Hegel pensait que la « contradiction »
inhérente à la relation du maître et de l’esclave avait été finalement dépassée
par la Révolution française( à laquelle on aimerait ajouter l’indépendance
américaine). Ces deux révolutions démocratiques ont en effet aboli la
distinction entre maître et esclave, en faisant des anciens esclaves leurs
propres maîtres, par l’établissement des principes de souveraineté populaire et
du règne de la Loi. La reconnaissance intrinsèquement inégale des maîtres et
des esclaves est alors remplacée par une reconnaissance réciproque et
universelle, dans laquelle chaque citoyen reconnaît la dignité et l’humanité de
chaque autre citoyen : cette dignité est son reconnue à son tour par l’État
grâce à la reconnaissance de certains droits.
Cette
interprétation hégélienne de la signification de la démocratie libérale
contemporaine diffère assez largement de l’interprétation anglo-saxonne qui a servi de fondement théorique au libéralisme
dans des pays comme l’Angleterre ou les États-Unis. Selon cette tradition, la
quête orgueilleuse de la reconnaissance devait être subordonnée à l’intérêt
personnel bien compris-combinaison du désir et de la raison en termes
platoniciens- et particulièrement au désir de la conservation de soi et de son
corps. Hobbes, Locke et les « pères fondateurs » comme Jefferson et
Madison pensent que les droits existaient comme moyens de préserver une sphère
privée où les hommes pouvaient s’enrichir et satisfaire la partie désirante de
leur âme. Hegel par contre, voit les droits comme des fins en soi, parce que ce
qui satisfait pleinement les êtres humains, n’est pas tant la prospérité
matérielle que la reconnaissance de leur statut et de leur dignité. Avec la
révolution de la France et d’Amérique, Hegel jugeait que l’histoire touchait
à sa fin parce que l’aspiration qui avait déterminé le processus historique-le « désir de reconnaissance »

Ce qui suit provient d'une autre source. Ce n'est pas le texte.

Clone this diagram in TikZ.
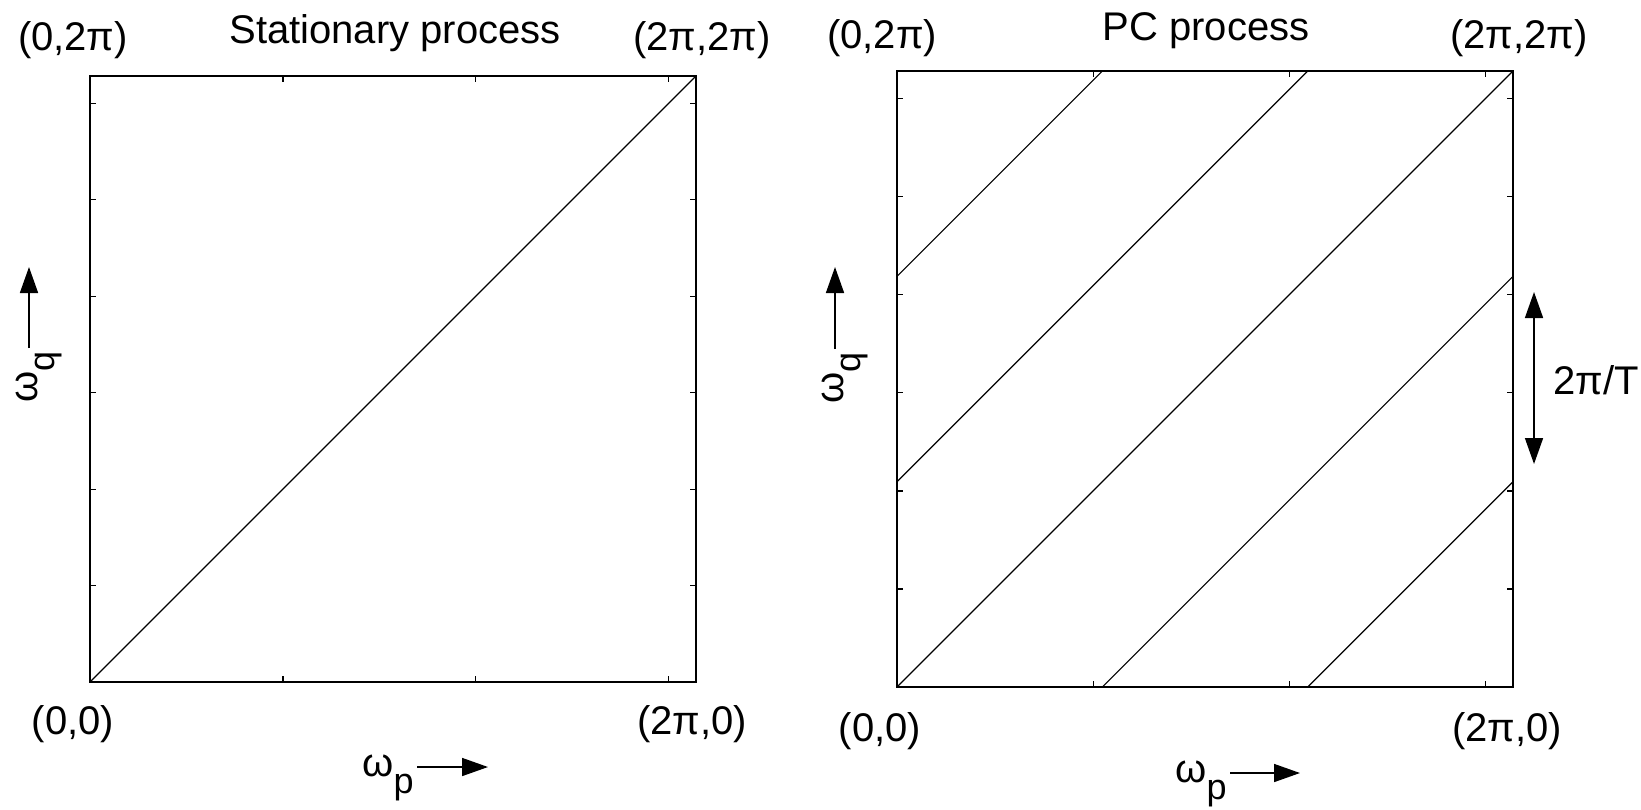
\documentclass[tikz,border=0pt]{standalone}
\usepackage{fontspec}
\setmainfont{Liberation Sans}
\usetikzlibrary{arrows.meta,calc}
\newcommand{\lowsub}[1]{\raisebox{-0.44em}{\fontsize{18}{20}\selectfont #1}}

\begin{document}
\begin{tikzpicture}[
  x=0.5pt, y=-0.5pt,
  font=\fontsize{20}{24}\selectfont,
  frame/.style={line width=1.2pt},
  curve/.style={line width=0.6pt},
  tick/.style={line width=0.6pt},
  lbl/.style={inner sep=0pt, anchor=base},
  axarr/.style={-{Triangle[length=13pt,width=9pt]}, line width=0.8pt, shorten <=1.5pt}
]
\useasboundingbox (0,0) rectangle (1641,809);

% Left panel — stationary process
\begin{scope}[shift={(90,682)}, x=48.225pt, y=48.225pt]
  \draw[frame] (0,0) rectangle (2*pi,2*pi);
  \foreach \t in {2,4,6} {
    \draw[tick] (\t,0) -- ++(0,3pt);
    \draw[tick] (\t,2*pi) -- ++(0,-3pt);
  }
  \foreach \t in {1,...,6} {
    \draw[tick] (0,\t) -- ++(3pt,0);
    \draw[tick] (2*pi,\t) -- ++(-3pt,0);
  }
  \draw[curve] (0,0) -- (2*pi,2*pi);
\end{scope}

\node[lbl] (titleL) at (395,43) {Stationary process};
\node[lbl] (tlL) at (73,50) {(0,2π)};
\node[lbl] (trL) at (702,50) {(2π,2π)};
\node[lbl] (blL) at (73,734) {(0,0)};
\node[lbl] (brL) at (692,734) {(2π,0)};

% axis names
\node[lbl, anchor=base east] (wpL) at (414,776) {ω\lowsub{p}};
\coordinate (wpLtip) at (488,767);
\draw[axarr] (wpL.east |- wpLtip) -- (wpLtip);
\node[lbl, rotate=90, anchor=base east] (wqL) at (37,351) {ω\lowsub{q}};
\coordinate (wqLtip) at (29,267);
\draw[axarr] (wqLtip |- wqL.east) -- (wqLtip);

% Right panel — PC process
\begin{scope}[shift={(897,687)}, x=49.02pt, y=49.02pt]
  \draw[frame] (0,0) rectangle (2*pi,2*pi);
  \foreach \t in {2,4,6} {
    \draw[tick] (\t,0) -- ++(0,3pt);
    \draw[tick] (\t,2*pi) -- ++(0,-3pt);
  }
  \foreach \t in {1,...,6} {
    \draw[tick] (0,\t) -- ++(3pt,0);
    \draw[tick] (2*pi,\t) -- ++(-3pt,0);
  }
  % support lines, spaced 2pi/T with T=3
  \foreach \xa/\ya/\xb/\yb in {0/0/3/3, 0/1/2/3, 0/2/1/3, 1/0/3/2, 2/0/3/1}
    \draw[curve] ({\xa*2*pi/3},{\ya*2*pi/3}) -- ({\xb*2*pi/3},{\yb*2*pi/3});
\end{scope}

\node[lbl] (titleR) at (1206,40) {PC process};
\node[lbl] (tlR) at (882,48) {(0,2π)};
\node[lbl] (trR) at (1519,48) {(2π,2π)};
\node[lbl] (blR) at (880,741) {(0,0)};
\node[lbl] (brR) at (1507,741) {(2π,0)};

\node[lbl, anchor=base east] (wpR) at (1227,782) {ω\lowsub{p}};
\coordinate (wpRtip) at (1300,773);
\draw[axarr] (wpR.east |- wpRtip) -- (wpRtip);
\node[lbl, rotate=90, anchor=base east] (wqR) at (843,352) {ω\lowsub{q}};
\coordinate (wqRtip) at (835,267);
\draw[axarr] (wqRtip |- wqR.east) -- (wqRtip);

% period marker
\coordinate (perTop) at (1534,292);
\coordinate (perBot) at (1534,464);
\draw[line width=0.8pt, {Triangle[length=13pt,width=9pt]}-{Triangle[length=13pt,width=9pt]}]
  (perTop) -- (perBot);
\node[inner sep=0pt, anchor=west] (perLbl) at (1553,380) {2π/T};

\end{tikzpicture}
\end{document}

-était désormais satisfaite dans une société caractérisée par la reconnaissance
universelle et réciproque. Aucun autre arrangement des institutions sociales
humaines n’était mieux à même de satisfaire cette aspiration, donc aucun
changement historique vers un progrès plus grand n’était désormais possible.
Francis
FUKUYAMA, La fin de l’histoire et le dernier homme.